June 17, 2017
Initial coin offerings (ICOs) have upended the crypto-currency markets in recent weeks. So why are ICOs so dangerous to investors like you and me?
Because the only thing propping them up is that they are unregulated. Start-ups are able to bypass rigorous and regulated capital-raising processes typically required as part of initial public offerings (IPOs). Furthermore, the value behind the ICO is arbitrarily determined by the start-up team based on what they think the network is worth at its current stage. This leads to high valuations and often over-capitalisation.
Given the large number of ICOs that have occurred in the past few weeks, the simple law of supply and demand has dictated that the price of ether has shot up to unsustainable levels, with consistent 10%+ days. Ethers in particular, the crypto-currency of choice for ICO token exchanges, have been removed from the market, falling into the hands of start-ups and thereby restricting supply.
Ether has been the popular choice given the strong fundamentals backing the crypto-currency. It follows that start-ups can rely on ether as a suitable form of financing. However, there is an incentive problem. As the price of ether continues to rise, there is no sense of urgency for start-ups to sell their ether positions in order to finance their business plans or accountability given that these start-ups have been able to raise funds without offering equity to its stakeholders. This props up the price of ether as more and more ICOs are launched.

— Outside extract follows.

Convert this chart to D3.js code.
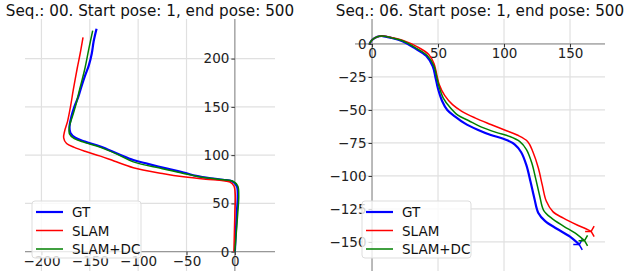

If there were anything that causes a bubble in ether, this would be it. There must come a time when credible start-ups begin to convert their ether positions into fiat currency to cover their costs. This puts pressure on the price of ether, which in turn causes more start-ups to liquidate their ether positions based on the fear that the price of ether will go even further down and they would no longer meet their minimum fiat equivalent required.
Another problem with regards to ICOs is the influence of cryptocurrency whales. These whales are finding ways to reduce their exposure in bitcoin and ether without having to go into fiat currency, which is taxable. A perfect way to do this is to participate in token sales that allow them to diversify their portfolios while pumping and dumping these new tokens. These whales ultimately make or break ICOs.
Whales often do not care about the start-up’s business plan or value proposition and end up preventing those who do care from participating in the ICO altogether. They often pay 1,000 times what a normal project supporter like you and me would in ether fees, in order to have their trades come in ahead of the other orders. This is how the Bancor Foundation managed to raise $146 million worth of ether (396,720 ETH) in less than three hours on the 12th June, and how Civic sold out eight days before the official offering was to take place.
Ultimately, ICOs have amplified the tug-of-war between speculators who misuse ether and investors who believe in Ethereum’s long-term fundamentals to the point where ether becomes victim to ‘pumps and dumps’. ICOs have raised over $327 million so far this year. No doubt, this number will continue to rise exponentially so long as there are no regulations.
ICOs have caused mass congestion in the Ethereum network, which is concerning given that Ethereum is expected to be more resilient by being able to process about 50% more transactions than bitcoin can every 10 minutes. This reflects the scale of the problem as exchanges worldwide have been unable to meet the demand.
Ether is a sensible investment but the ICO phenomenon has favoured the few, not the many. Once again, small investors like you and me are best placed to protect themselves from unnecessary market volatility by simply buying and holding, and ignoring all the noise.